The conversation turned to the mental health crisis. Rhiannon remarked, “500,000 Canadians call in sick to their jobs every week due to mental illness.” Obama cautioned not to overgeneralize or use media-generated stats. The global economy has created a significant amount of anxiety as the ground we stand on is continually in flux, and uncertainty is amplified in the mists of rapid change. Obama remarks, “As a black President, I challenged a sense of identity. Women moving in different directions, and the LGBTQ community-making demands have shaken long-standing traditions. We are in a time of constant change offering the people little to anchor onto.” Confusing the status quo distorts identity and creates anxiety. Obama continues, “Men don’t know what it means to be a man anymore, and other traditional roles are no longer static. These issues are unsettling to people, which causes disruption, confusion, and anxiety.” The business has to be agile and flexible to the changing state of the world. When we add social media into the mix, we are attempting to replace the rooted community with online followers and friends. This adds to the uncertainty.
Rhiannon asked what we can change in terms of the process of resolving current economic problems. In short, assemble a team of experts to share their opinions and their expertise. The most important ingredient for making complex decisions is for each team member to be an expert in their field, not that they agree with the leader or each other. With a team of diverse experts, you can be confident that you have exhausted all of your hypotheses and are moving forward with the best possible solution, regardless of the outcome. As President, Obama would follow this formula. He says, “I would assemble a team of experts to understand the probabilities and hypothesis and make a call based on reason. Knowing you have exhausted all possible tactics and outcomes allows you to move forward with confidence.”

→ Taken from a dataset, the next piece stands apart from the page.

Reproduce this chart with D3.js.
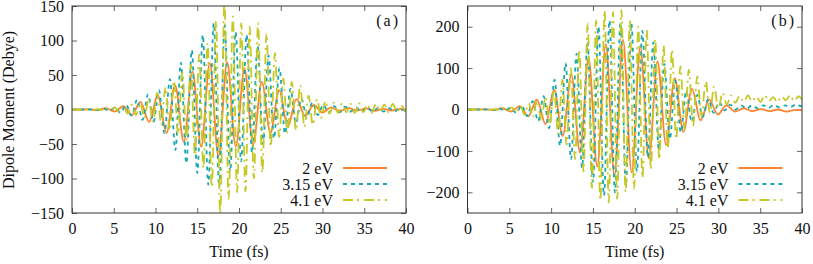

Climate change is a never-ending conversation. The complexity of the issue is vast, making it difficult to know where to begin. We must work together; however, globally, we are not all on the same page or living at the same standard. Obama remarks, “There are actions we can take in the United States and Canada to slow the damage, like driving efficient cars; however, the complication comes when you take into account individual needs and economic status. It is not possible or feasible for everyone, most actually, to go out and buy a Prius.” The younger generations have elevated the climate change conversation, and collectively, we must keep the dialogue active. Business, government, and individuals around the world all play a vital role in slowing the effects of climate change.
A select number of students were in attendance, chosen to derive inspiration from an accessible President who challenges tradition and embodies change. Miranda Kamal, of MJKO Toronto, was present along with thirty of her students. Miranda wanted to show her students that when you allow yourself to dream big, anything is possible. MJKO is a south Parkdale not-for-profit charity that has been in operation for over ten years. Miranda is the heart and soul of the operation, dedicating her life to the sport of boxing as, to her, it is transformative by igniting strength, resilience, and belonging. She has taught these qualities to over 12,000 students that have passed through the MJKO doors. MJKO teaches sport, a positive mindset, and employable skills to promote confidence and a sense of community. It was evident that MJKO is a place where these kids can be themselves, dream big, and cry – in essence, home.